LungTIME-C01 (Time-of-Day Immunochemotherapy in Advanced NSCLC) Study Design (NCT05549037)
- Study Design: Prospective, randomized, single-center, open-label phase 3 trial
- Participants: 210 patients with treatment-naive stage IIIC-IV NSCLC without driver mutations (EGFR/ALK/ROS1)
- 190 (90.5%) – male
- 171 (81.4%) – history of smoking
- Treatment: 77.1% of patients (n=162) received sintilimab, and the remaining 22.9% (n=48) received pembrolizumab.
- Treatment Administration: Patients received chemo-immunotherapy with anti-PD-1 agents administered either early (<15:00) or late (≥ 15:00), during the first four cycles.
- Primary Endpoint: PFS

Key Efficacy Outcomes
- Primary:
- PFS: 11.3 months (early) vs. 5.7 months (late); Hazard ratio (HR) 0.40 (P<0.001)
- Secondary:
- OS: 28.0 months (early) vs. 16.8 months (late); HR 0.42 (P<0.001)
- ORR: 69.5% (early) vs. 56.2% (late) (P = 0.046)
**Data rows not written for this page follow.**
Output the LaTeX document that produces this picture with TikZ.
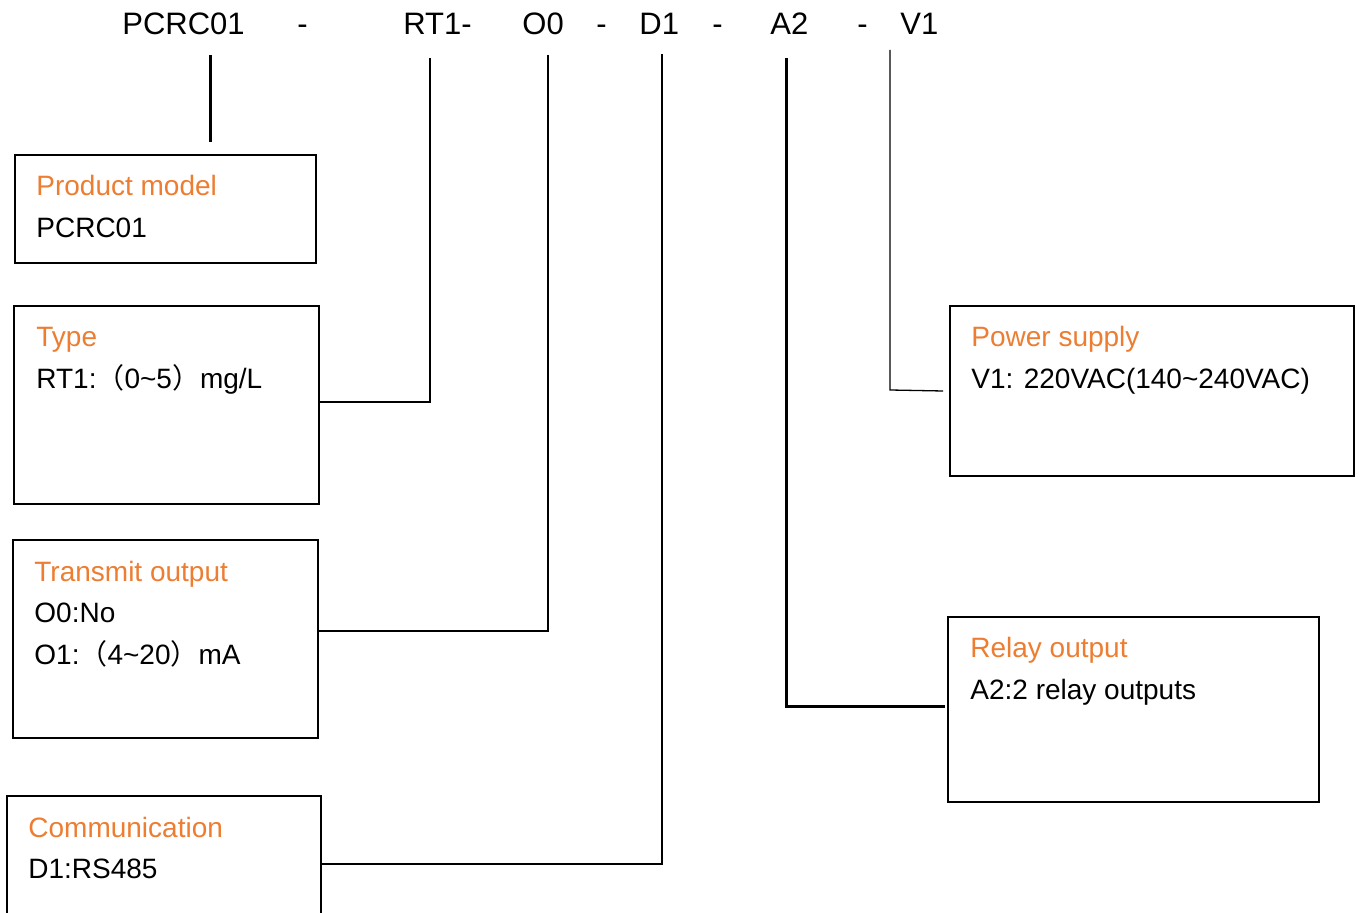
\documentclass[tikz,border=0pt]{standalone}
\usepackage{fontspec}
\setmainfont{Liberation Sans}
\newfontfamily\cjk{Noto Sans CJK SC}
\definecolor{hdr}{HTML}{ED7D31}
\begin{document}
\begin{tikzpicture}[x=0.5pt,y=-0.5pt,
  box/.style={draw,line width=1pt,anchor=north west,inner sep=0pt,outer sep=0pt},
  top/.style={anchor=base west,inner sep=0pt,font=\fontsize{15.5pt}{18pt}\selectfont},
  hd/.style={anchor=base west,inner sep=0pt,text=hdr,font=\fontsize{14pt}{17pt}\selectfont},
  tx/.style={anchor=base west,inner sep=0pt,font=\fontsize{14pt}{17pt}\selectfont},
  thinl/.style={line width=0.65pt},
  midl/.style={line width=1pt},
  thickl/.style={line width=1.5pt}]
\useasboundingbox (0,0) rectangle (1365,913);
\clip (0,0) rectangle (1365,913);
\fill[white] (0,0) rectangle (1365,913);
% top code labels
\node[top] (m1) at (122,35) {PCRC01};
\node[top] (m2) at (297,35) {-};
\node[top] (m3) at (403,35) {RT1-};
\node[top] (m4) at (522,35) {O0};
\node[top] (m5) at (596,35) {-};
\node[top] (m6) at (639,35) {D1};
\node[top] (m7) at (712,35) {-};
\node[top] (m8) at (770,35) {A2};
\node[top] (m9) at (857,35) {-};
\node[top] (m10) at (900,35) {V1};
% boxes
\node[box,minimum width=150.5pt,minimum height=54pt] (prod) at (15,155) {};
\node[box,minimum width=152.5pt,minimum height=99pt] (type) at (14,306) {};
\node[box,minimum width=152.5pt,minimum height=99pt] (trans) at (13,540) {};
\node[box,minimum width=157pt,minimum height=102pt] (comm) at (7,796) {};
\node[box,minimum width=202pt,minimum height=85pt] (power) at (950,306) {};
\node[box,minimum width=185.5pt,minimum height=92.5pt] (relay) at (948,617) {};
% box texts
\node[hd] (prodh) at (36,196) {Product model};
\node[tx] (prodt) at (36,238) {PCRC01};
\node[hd] (typeh) at (36,347) {Type};
\node[tx] (typet) at (36,389) {RT1:{\cjk （}0\char`~5{\cjk ）}mg/L};
\node[hd] (transh) at (34,582) {Transmit output};
\node[tx] (transt1) at (34,623) {O0:No};
\node[tx] (transt2) at (34,665) {O1:{\cjk （}4\char`~20{\cjk ）}mA};
\node[hd] (commh) at (28,837) {Communication};
\node[tx] (commt) at (28,878) {D1:RS485};
\node[hd] (powerh) at (971,347) {Power supply};
\node[tx] (powert) at (971,389) {V1: 220VAC(140\char`~240VAC)};
\node[hd] (relayh) at (970,658) {Relay output};
\node[tx] (relayt) at (970,700) {A2:2 relay outputs};
% connector points
\coordinate (pA) at (210,55);
\coordinate (pB) at (210,142);
\coordinate (rA) at (430,58);
\coordinate (rB) at (430,402);
\coordinate (oA) at (548,55);
\coordinate (oB) at (548,631);
\coordinate (dA) at (662,54);
\coordinate (dB) at (662,864);
\coordinate (aA) at (786,58);
\coordinate (aB) at (786,707);
\coordinate (aC) at (945,707);
\coordinate (vA) at (890,50);
\coordinate (vB) at (890,390);
\coordinate (vC) at (943,391);
% connectors
\draw[thickl] (pA) -- (pB);
\draw[thinl] (rA) -- (rB) -- (rB -| type.east);
\draw[midl] (oA) -- (oB) -- (oB -| trans.east);
\draw[thinl,line width=0.8pt] (dA) -- (dB) -- (dB -| comm.east);
\draw[thickl] (aA) -- (aB) -- (aC);
\draw[thinl] (vA) -- (vB) -- (vC);
\end{tikzpicture}
\end{document}
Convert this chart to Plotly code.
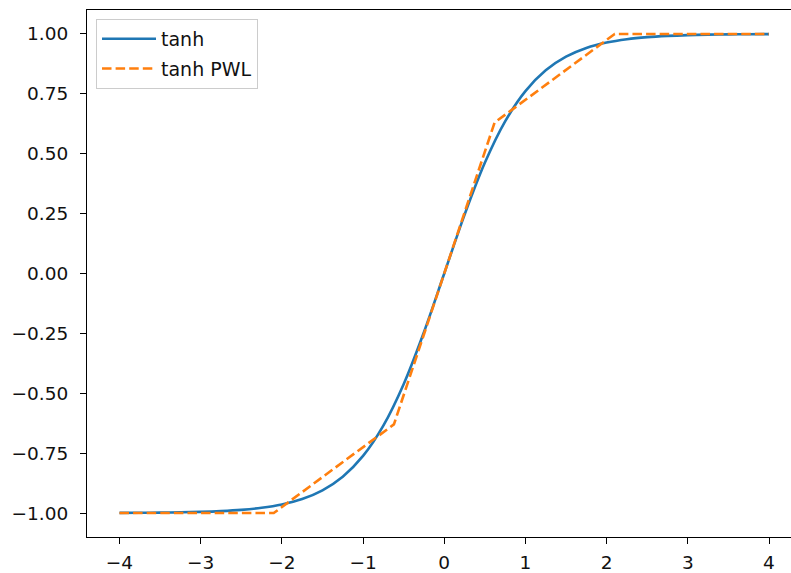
import plotly.graph_objects as go

# tanh curve
tanh_x = [-4.0, -3.75, -3.5, -3.25, -3.0, -2.75, -2.5, -2.25, -2.0, -1.75, -1.5, -1.25,
          -1.0, -0.75, -0.5, -0.25, 0.0, 0.25, 0.5, 0.75, 1.0, 1.25, 1.5, 1.75,
          2.0, 2.25, 2.5, 2.75, 3.0, 3.25, 3.5, 3.75, 4.0]
tanh_y = [-0.9993, -0.9989, -0.9982, -0.9970, -0.9951, -0.9918, -0.9866, -0.9780,
          -0.9640, -0.9414, -0.9051, -0.8483, -0.7616, -0.6351, -0.4621, -0.2449,
          0.0, 0.2449, 0.4621, 0.6351, 0.7616, 0.8483, 0.9051, 0.9414,
          0.9640, 0.9780, 0.9866, 0.9918, 0.9951, 0.9970, 0.9982, 0.9989, 0.9993]

# piecewise-linear approximation
pwl_x = [-4.0, -2.1, -0.62, 0.62, 2.1, 4.0]
pwl_y = [-1.0, -1.0, -0.63, 0.63, 1.0, 1.0]

x_ticks = [-4, -3, -2, -1, 0, 1, 2, 3, 4]
x_ticktext = ["\u22124", "\u22123", "\u22122", "\u22121", "0", "1", "2", "3", "4"]
y_ticks = [-1.0, -0.75, -0.5, -0.25, 0.0, 0.25, 0.5, 0.75, 1.0]
y_ticktext = ["\u22121.00", "\u22120.75", "\u22120.50", "\u22120.25", "0.00",
              "0.25", "0.50", "0.75", "1.00"]

fig = go.Figure()
fig.add_trace(go.Scatter(x=tanh_x, y=tanh_y, mode="lines", name="tanh",
                         line=dict(color="#1f77b4", width=2.6, shape="spline"),
                         legendgroup="a"))
fig.add_trace(go.Scatter(x=pwl_x, y=pwl_y, mode="lines", name="tanh PWL",
                         line=dict(color="#ff7f0e", width=2.6, dash="9.5px,4.1px"),
                         legendgroup="b"))

axis_common = dict(showgrid=False, zeroline=False, showline=True, linecolor="black",
                   linewidth=1.2, ticks="outside", ticklen=6, tickwidth=1.2,
                   tickcolor="black", tickfont=dict(family="DejaVu Sans", size=18.5, color="#111111"))

fig.update_xaxes(range=[-4.4, 4.271], tickvals=x_ticks, ticktext=x_ticktext,
                 mirror=True, ticklabelstandoff=3, **axis_common)
fig.update_yaxes(range=[-1.1, 1.1], tickvals=y_ticks, ticktext=y_ticktext,
                 mirror=False, ticklabelstandoff=8, **axis_common)

fig.update_layout(
    width=791, height=573,
    margin=dict(l=87, r=0, t=10, b=31),
    paper_bgcolor="white", plot_bgcolor="white",
    font=dict(family="DejaVu Sans", size=18.5, color="#111111"),
    showlegend=True,
    legend=dict(x=0.0128, y=0.983, xanchor="left", yanchor="top",
                bgcolor="rgba(255,255,255,0.8)", bordercolor="#cccccc", borderwidth=1,
                font=dict(family="DejaVu Sans", size=19, color="#111111"),
                itemwidth=54, tracegroupgap=2),
)

fig.write_html("out.html")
The benefit of early administration was consistent across most subgroups.
Safety


✔ No new safety signals; adverse events consistent with known profile.
✔ No significant differences in immune-related adverse events between groups.
Mechanistic Insights
- Early time-of-day treatment is associated with:
- Increased circulating CD8+ T-cells
- Higher ratio of activated (CD8+HLA-DR+) to exhausted (TIM-3+PD-1+) CD8+ T-cells
- Suggests enhanced antitumor immune activity with earlier dosing
Conclusions
- Early time-of-day administration of immunochemotherapy significantly improves survival outcomes without added toxicity.
- This approach represents a simple, cost-neutral optimization strategy with potential implications for clinical practice and trial design.
Sources:
- Huang MY, Jiang XM, Wang BL, Sun Y, Lu JJ. Combination therapy with PD-1/PD-L1 blockade in non-small cell lung cancer: strategies and mechanisms. Pharmacol Ther. 2021;219:107694. doi:10.1016/j.pharmthera.2020.107694.
- Huang, Z., Zeng, L., Ruan, Z. et al. Time-of-day immunochemotherapy in non-small cell lung cancer: a randomized phase 3 trial. Nat Med (2026). https://doi.org/10.1038/s41591-025-04181-w.
- Huang Z, Karaboué A, Zeng L, et al. Overall survival according to time-of-day of combined immuno-chemotherapy for advanced non-small cell lung cancer: a bicentric bicontinental study. EBioMedicine. 2025;113:105607. doi:10.1016/j.ebiom.2025.105607.